Start of Data provided
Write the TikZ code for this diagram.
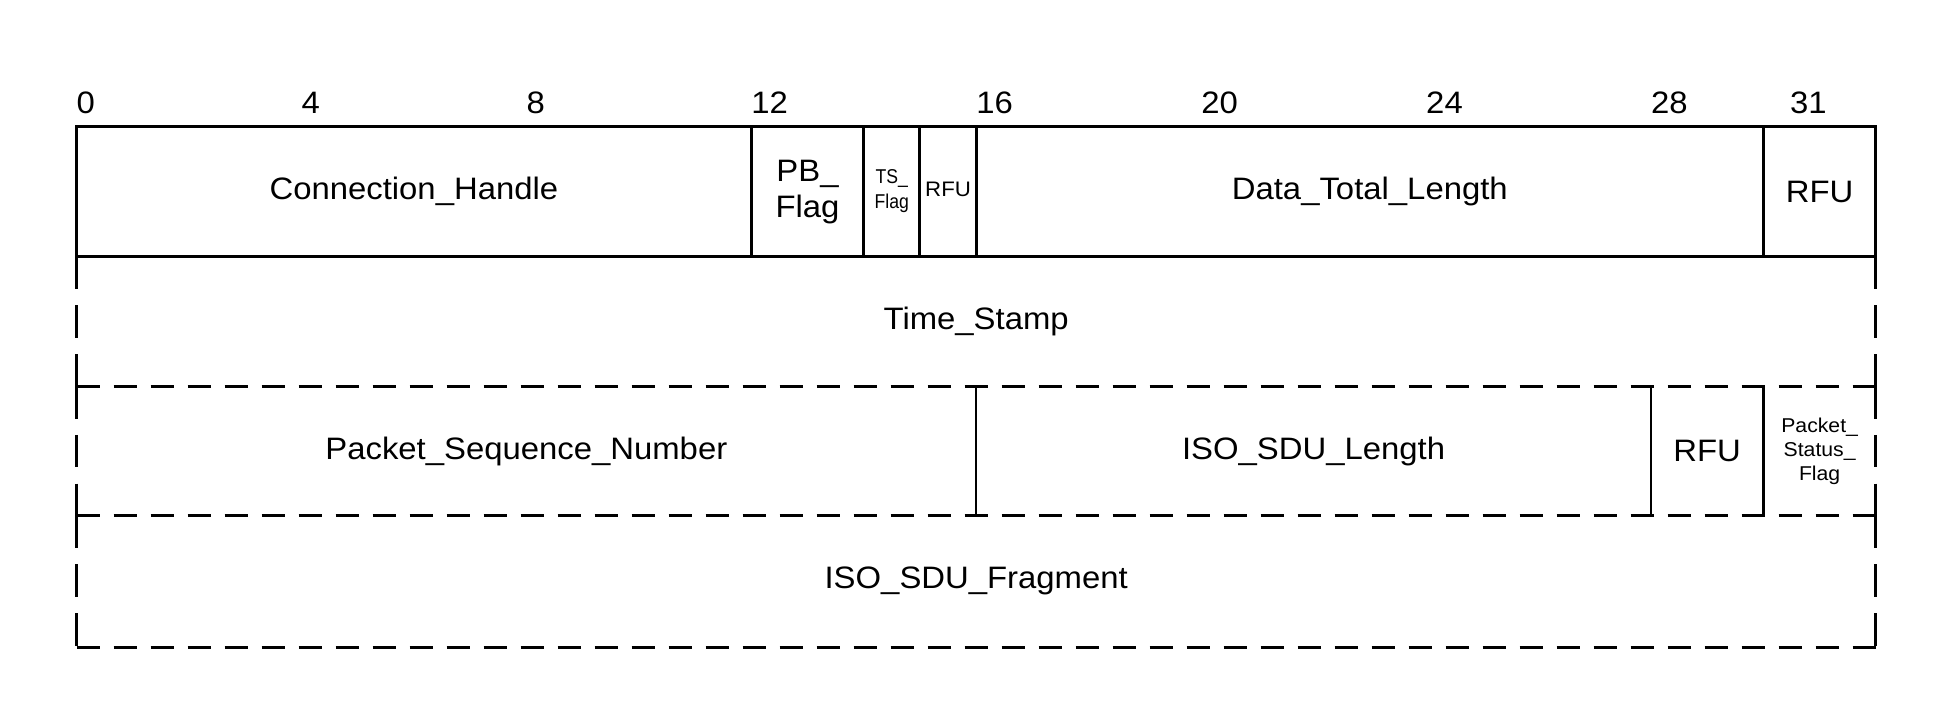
\documentclass[tikz,border=0pt]{standalone}
\usepackage{fontspec}
\setmainfont[FakeStretch=1.06]{Liberation Sans}
\newfontfamily\narrowfont[FakeStretch=0.88]{Liberation Sans}
\begin{document}
\begin{tikzpicture}[x=1pt,y=-1pt,
  frame/.style={line width=3pt},
  inner/.style={line width=2.2pt},
  hdash/.style={line width=3pt, dash pattern=on 23pt off 14pt},
  vdash/.style={line width=3pt, dash pattern=on 32.5pt off 16.25pt},
  bigtext/.style={font=\fontsize{31}{36}\selectfont, align=center, inner sep=0pt},
  smalltext/.style={font=\fontsize{21}{24}\selectfont, align=center, inner sep=0pt},
  tinytext/.style={font=\narrowfont\fontsize{20}{25.7}\selectfont, align=center, inner sep=0pt},
  psftext/.style={font=\fontsize{20}{24}\selectfont, align=center, inner sep=0pt},
  bitnum/.style={font=\fontsize{31}{36}\selectfont, anchor=base west, inner sep=0pt}
]
\useasboundingbox (0,0) rectangle (1952,726);
\def\L{76.5}
\def\W{56.23}
% row boundaries
\def\yA{126.5}
\def\yB{256.5}
\def\yC{386}
\def\yD{515.5}
\def\yE{647}
% named coordinates
\coordinate (tl) at (\L,\yA);
\coordinate (tr) at ({\L+32*\W},\yA);
\coordinate (r1l) at (\L,\yB);
\coordinate (r1r) at ({\L+32*\W},\yB);
\coordinate (r2l) at (\L,\yC);
\coordinate (r2r) at ({\L+32*\W},\yC);
\coordinate (r3l) at (\L,\yD);
\coordinate (r3r) at ({\L+32*\W},\yD);
\coordinate (r4l) at (\L,\yE);
\coordinate (r4r) at ({\L+32*\W},\yE);

% row 1 (solid)
\draw[frame] (tl) rectangle (r1r);
\foreach \b in {12,14,15,16,30}
  \draw[frame] ({\L+\b*\W},\yA) -- ({\L+\b*\W},\yB);

% row 2
\draw[vdash] (r1l) -- (r2l);
\draw[vdash] (r1r) -- (r2r);
\draw[hdash] (r2l) -- (r2r);

% row 3
\draw[vdash] (r2l) -- (r3l);
\draw[vdash] (r2r) -- (r3r);
\foreach \b in {16,28,30}
  \draw[inner] ({\L+\b*\W},\yC) -- ({\L+\b*\W},\yD);
\draw[hdash] (r3l) -- (r3r);

% row 4
\draw[vdash] (r3l) -- (r4l);
\draw[vdash] (r3r) -- (r4r);
\draw[hdash] (r4l) -- (r4r);

% bit numbers
\node[bitnum] (n0) at ({\L+0*\W},113) {0};
\node[bitnum] (n4) at ({\L+4*\W},113) {4};
\node[bitnum] (n8) at ({\L+8*\W},113) {8};
\node[bitnum] (n12) at ({\L+12*\W},113) {12};
\node[bitnum] (n16) at ({\L+16*\W},113) {16};
\node[bitnum] (n20) at ({\L+20*\W},113) {20};
\node[bitnum] (n24) at ({\L+24*\W},113) {24};
\node[bitnum] (n28) at ({\L+28*\W},113) {28};
\node[bitnum] (n31) at (1790,113) {31};

% row 1 labels
\node[bigtext] (ch) at ({\L+6*\W},191.5) {Connection\_Handle};
\node[bigtext] (pb) at ({\L+13*\W},192.5) {PB\_\\Flag};
\node[tinytext] (ts) at ({\L+14.5*\W},191) {TS\_\\Flag};
\node[smalltext] (rfu1) at ({\L+15.5*\W},189) {RFU};
\node[bigtext] (dtl) at ({\L+23*\W},191.5) {Data\_Total\_Length};
\node[bigtext] (rfu2) at ({\L+31*\W},191.5) {RFU};

% row 2
\node[bigtext] (tsp) at ({\L+16*\W},321) {Time\_Stamp};

% row 3
\node[bigtext] (psn) at ({\L+8*\W},451) {Packet\_Sequence\_Number};
\node[bigtext] (isl) at ({\L+22*\W},451) {ISO\_SDU\_Length};
\node[bigtext] (rfu3) at ({\L+29*\W},451) {RFU};
\node[psftext] (psf) at ({\L+31*\W},451) {Packet\_\\Status\_\\Flag};

% row 4
\node[bigtext] (frag) at ({\L+16*\W},581) {ISO\_SDU\_Fragment};
\end{tikzpicture}
\end{document}
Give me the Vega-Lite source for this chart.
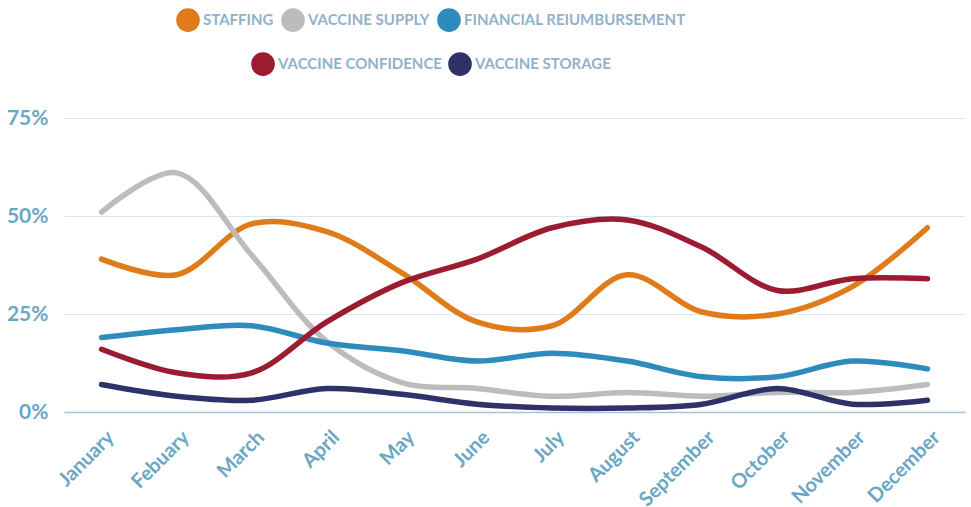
{
  "$schema": "https://vega.github.io/schema/vega-lite/v6.json",
  "width": 901,
  "height": 294,
  "autosize": {"type": "none"},
  "padding": {"left": 64, "top": 118, "right": 6, "bottom": 95},
  "background": "white",
  "config": {
    "font": "Lato",
    "view": {"stroke": null},
    "legend": {
      "labelFont": "Lato",
      "labelFontWeight": "bold",
      "labelFontSize": 15,
      "labelColor": "#8fb2cb",
      "labelLimit": 400,
      "symbolType": "circle",
      "symbolSize": 560,
      "symbolStrokeWidth": 0,
      "symbolOpacity": 1,
      "labelOffset": 3,
      "padding": 0,
      "title": null
    }
  },
  "data": {
    "values": [
      {"month": "January", "series": "STAFFING", "value": 0.39},
      {"month": "Febuary", "series": "STAFFING", "value": 0.35},
      {"month": "March", "series": "STAFFING", "value": 0.48},
      {"month": "April", "series": "STAFFING", "value": 0.46},
      {"month": "May", "series": "STAFFING", "value": 0.355},
      {"month": "June", "series": "STAFFING", "value": 0.23},
      {"month": "July", "series": "STAFFING", "value": 0.22},
      {"month": "August", "series": "STAFFING", "value": 0.35},
      {"month": "September", "series": "STAFFING", "value": 0.255},
      {"month": "October", "series": "STAFFING", "value": 0.25},
      {"month": "November", "series": "STAFFING", "value": 0.32},
      {"month": "December", "series": "STAFFING", "value": 0.47},
      {"month": "January", "series": "VACCINE SUPPLY", "value": 0.51},
      {"month": "Febuary", "series": "VACCINE SUPPLY", "value": 0.61},
      {"month": "March", "series": "VACCINE SUPPLY", "value": 0.40},
      {"month": "April", "series": "VACCINE SUPPLY", "value": 0.18},
      {"month": "May", "series": "VACCINE SUPPLY", "value": 0.075},
      {"month": "June", "series": "VACCINE SUPPLY", "value": 0.06},
      {"month": "July", "series": "VACCINE SUPPLY", "value": 0.04},
      {"month": "August", "series": "VACCINE SUPPLY", "value": 0.05},
      {"month": "September", "series": "VACCINE SUPPLY", "value": 0.04},
      {"month": "October", "series": "VACCINE SUPPLY", "value": 0.05},
      {"month": "November", "series": "VACCINE SUPPLY", "value": 0.05},
      {"month": "December", "series": "VACCINE SUPPLY", "value": 0.07},
      {"month": "January", "series": "FINANCIAL REIUMBURSEMENT", "value": 0.19},
      {"month": "Febuary", "series": "FINANCIAL REIUMBURSEMENT", "value": 0.21},
      {"month": "March", "series": "FINANCIAL REIUMBURSEMENT", "value": 0.22},
      {"month": "April", "series": "FINANCIAL REIUMBURSEMENT", "value": 0.176},
      {"month": "May", "series": "FINANCIAL REIUMBURSEMENT", "value": 0.156},
      {"month": "June", "series": "FINANCIAL REIUMBURSEMENT", "value": 0.13},
      {"month": "July", "series": "FINANCIAL REIUMBURSEMENT", "value": 0.15},
      {"month": "August", "series": "FINANCIAL REIUMBURSEMENT", "value": 0.13},
      {"month": "September", "series": "FINANCIAL REIUMBURSEMENT", "value": 0.09},
      {"month": "October", "series": "FINANCIAL REIUMBURSEMENT", "value": 0.09},
      {"month": "November", "series": "FINANCIAL REIUMBURSEMENT", "value": 0.13},
      {"month": "December", "series": "FINANCIAL REIUMBURSEMENT", "value": 0.11},
      {"month": "January", "series": "VACCINE CONFIDENCE", "value": 0.16},
      {"month": "Febuary", "series": "VACCINE CONFIDENCE", "value": 0.10},
      {"month": "March", "series": "VACCINE CONFIDENCE", "value": 0.10},
      {"month": "April", "series": "VACCINE CONFIDENCE", "value": 0.23},
      {"month": "May", "series": "VACCINE CONFIDENCE", "value": 0.33},
      {"month": "June", "series": "VACCINE CONFIDENCE", "value": 0.39},
      {"month": "July", "series": "VACCINE CONFIDENCE", "value": 0.47},
      {"month": "August", "series": "VACCINE CONFIDENCE", "value": 0.49},
      {"month": "September", "series": "VACCINE CONFIDENCE", "value": 0.42},
      {"month": "October", "series": "VACCINE CONFIDENCE", "value": 0.31},
      {"month": "November", "series": "VACCINE CONFIDENCE", "value": 0.34},
      {"month": "December", "series": "VACCINE CONFIDENCE", "value": 0.34},
      {"month": "January", "series": "VACCINE STORAGE", "value": 0.07},
      {"month": "Febuary", "series": "VACCINE STORAGE", "value": 0.04},
      {"month": "March", "series": "VACCINE STORAGE", "value": 0.03},
      {"month": "April", "series": "VACCINE STORAGE", "value": 0.06},
      {"month": "May", "series": "VACCINE STORAGE", "value": 0.045},
      {"month": "June", "series": "VACCINE STORAGE", "value": 0.02},
      {"month": "July", "series": "VACCINE STORAGE", "value": 0.01},
      {"month": "August", "series": "VACCINE STORAGE", "value": 0.01},
      {"month": "September", "series": "VACCINE STORAGE", "value": 0.02},
      {"month": "October", "series": "VACCINE STORAGE", "value": 0.06},
      {"month": "November", "series": "VACCINE STORAGE", "value": 0.02},
      {"month": "December", "series": "VACCINE STORAGE", "value": 0.03}
    ]
  },
  "encoding": {
    "x": {
      "field": "month",
      "type": "ordinal",
      "sort": ["January", "Febuary", "March", "April", "May", "June", "July", "August", "September", "October", "November", "December"],
      "scale": {"type": "point", "padding": 0.5},
      "axis": {
        "title": null,
        "labelAngle": -45,
        "labelAlign": "right",
        "labelBaseline": "middle",
        "labelFont": "Lato",
        "labelFontWeight": "bold",
        "labelFontSize": 20,
        "labelColor": "#6aa7c4",
        "labelPadding": 22,
        "labelOffset": 9,
        "ticks": false,
        "domainColor": "#a9c3d6",
        "domainWidth": 1.5,
        "grid": false
      }
    },
    "y": {
      "field": "value",
      "type": "quantitative",
      "scale": {"domain": [0, 0.75]},
      "axis": {
        "title": null,
        "values": [0, 0.25, 0.5, 0.75],
        "format": ".0%",
        "labelFont": "Lato",
        "labelFontWeight": "bold",
        "labelFontSize": 21,
        "labelColor": "#6aa7c4",
        "labelPadding": 16,
        "ticks": false,
        "domain": false,
        "grid": true,
        "gridColor": "#dbe7ee",
        "gridWidth": 1
      }
    }
  },
  "layer": [
    {
      "transform": [{"filter": {"field": "series", "oneOf": ["STAFFING", "VACCINE SUPPLY", "FINANCIAL REIUMBURSEMENT"]}}],
      "mark": {"type": "line", "interpolate": "catmull-rom", "strokeWidth": 5.5, "strokeCap": "round", "strokeJoin": "round"},
      "encoding": {
        "color": {
          "field": "series",
          "type": "nominal",
          "scale": {"domain": ["STAFFING", "VACCINE SUPPLY", "FINANCIAL REIUMBURSEMENT"], "range": ["#e07b1a", "#bcbcbc", "#2e8bbd"]},
          "legend": {
            "orient": "none", "direction": "horizontal", "legendX": 112, "legendY": -110, "title": null, "columnPadding": 7,
            "encode": {"symbols": {"update": {"fill": {"signal": "{'STAFFING': '#e07b1a', 'VACCINE SUPPLY': '#bcbcbc', 'FINANCIAL REIUMBURSEMENT': '#2e8bbd'}[datum.value]"}, "fillOpacity": {"value": 1}, "strokeWidth": {"value": 0}}}}
          }
        }
      }
    },
    {
      "transform": [{"filter": {"field": "series", "oneOf": ["VACCINE CONFIDENCE", "VACCINE STORAGE"]}}],
      "mark": {"type": "line", "interpolate": "catmull-rom", "strokeWidth": 5.5, "strokeCap": "round", "strokeJoin": "round"},
      "encoding": {
        "color": {
          "field": "series",
          "type": "nominal",
          "scale": {"domain": ["VACCINE CONFIDENCE", "VACCINE STORAGE"], "range": ["#9b1b30", "#2f3269"]},
          "legend": {
            "orient": "none", "direction": "horizontal", "legendX": 187, "legendY": -66, "title": null, "columnPadding": 6,
            "encode": {"symbols": {"update": {"fill": {"signal": "{'VACCINE CONFIDENCE': '#9b1b30', 'VACCINE STORAGE': '#2f3269'}[datum.value]"}, "fillOpacity": {"value": 1}, "strokeWidth": {"value": 0}}}}
          }
        }
      }
    }
  ],
  "resolve": {"scale": {"color": "independent"}, "legend": {"color": "independent"}}
}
End of Data provided
Repeat the lines of the listing above verbatim, beginning at its first line and ending at the line containing "(r4l) -- (r4r);", which is included. Omit pictures.

Write the TikZ code for this diagram.
\documentclass[tikz,border=0pt]{standalone}
\usepackage{fontspec}
\setmainfont[FakeStretch=1.06]{Liberation Sans}
\newfontfamily\narrowfont[FakeStretch=0.88]{Liberation Sans}
\begin{document}
\begin{tikzpicture}[x=1pt,y=-1pt,
  frame/.style={line width=3pt},
  inner/.style={line width=2.2pt},
  hdash/.style={line width=3pt, dash pattern=on 23pt off 14pt},
  vdash/.style={line width=3pt, dash pattern=on 32.5pt off 16.25pt},
  bigtext/.style={font=\fontsize{31}{36}\selectfont, align=center, inner sep=0pt},
  smalltext/.style={font=\fontsize{21}{24}\selectfont, align=center, inner sep=0pt},
  tinytext/.style={font=\narrowfont\fontsize{20}{25.7}\selectfont, align=center, inner sep=0pt},
  psftext/.style={font=\fontsize{20}{24}\selectfont, align=center, inner sep=0pt},
  bitnum/.style={font=\fontsize{31}{36}\selectfont, anchor=base west, inner sep=0pt}
]
\useasboundingbox (0,0) rectangle (1952,726);
\def\L{76.5}
\def\W{56.23}
% row boundaries
\def\yA{126.5}
\def\yB{256.5}
\def\yC{386}
\def\yD{515.5}
\def\yE{647}
% named coordinates
\coordinate (tl) at (\L,\yA);
\coordinate (tr) at ({\L+32*\W},\yA);
\coordinate (r1l) at (\L,\yB);
\coordinate (r1r) at ({\L+32*\W},\yB);
\coordinate (r2l) at (\L,\yC);
\coordinate (r2r) at ({\L+32*\W},\yC);
\coordinate (r3l) at (\L,\yD);
\coordinate (r3r) at ({\L+32*\W},\yD);
\coordinate (r4l) at (\L,\yE);
\coordinate (r4r) at ({\L+32*\W},\yE);

% row 1 (solid)
\draw[frame] (tl) rectangle (r1r);
\foreach \b in {12,14,15,16,30}
  \draw[frame] ({\L+\b*\W},\yA) -- ({\L+\b*\W},\yB);

% row 2
\draw[vdash] (r1l) -- (r2l);
\draw[vdash] (r1r) -- (r2r);
\draw[hdash] (r2l) -- (r2r);

% row 3
\draw[vdash] (r2l) -- (r3l);
\draw[vdash] (r2r) -- (r3r);
\foreach \b in {16,28,30}
  \draw[inner] ({\L+\b*\W},\yC) -- ({\L+\b*\W},\yD);
\draw[hdash] (r3l) -- (r3r);

% row 4
\draw[vdash] (r3l) -- (r4l);
\draw[vdash] (r3r) -- (r4r);
\draw[hdash] (r4l) -- (r4r);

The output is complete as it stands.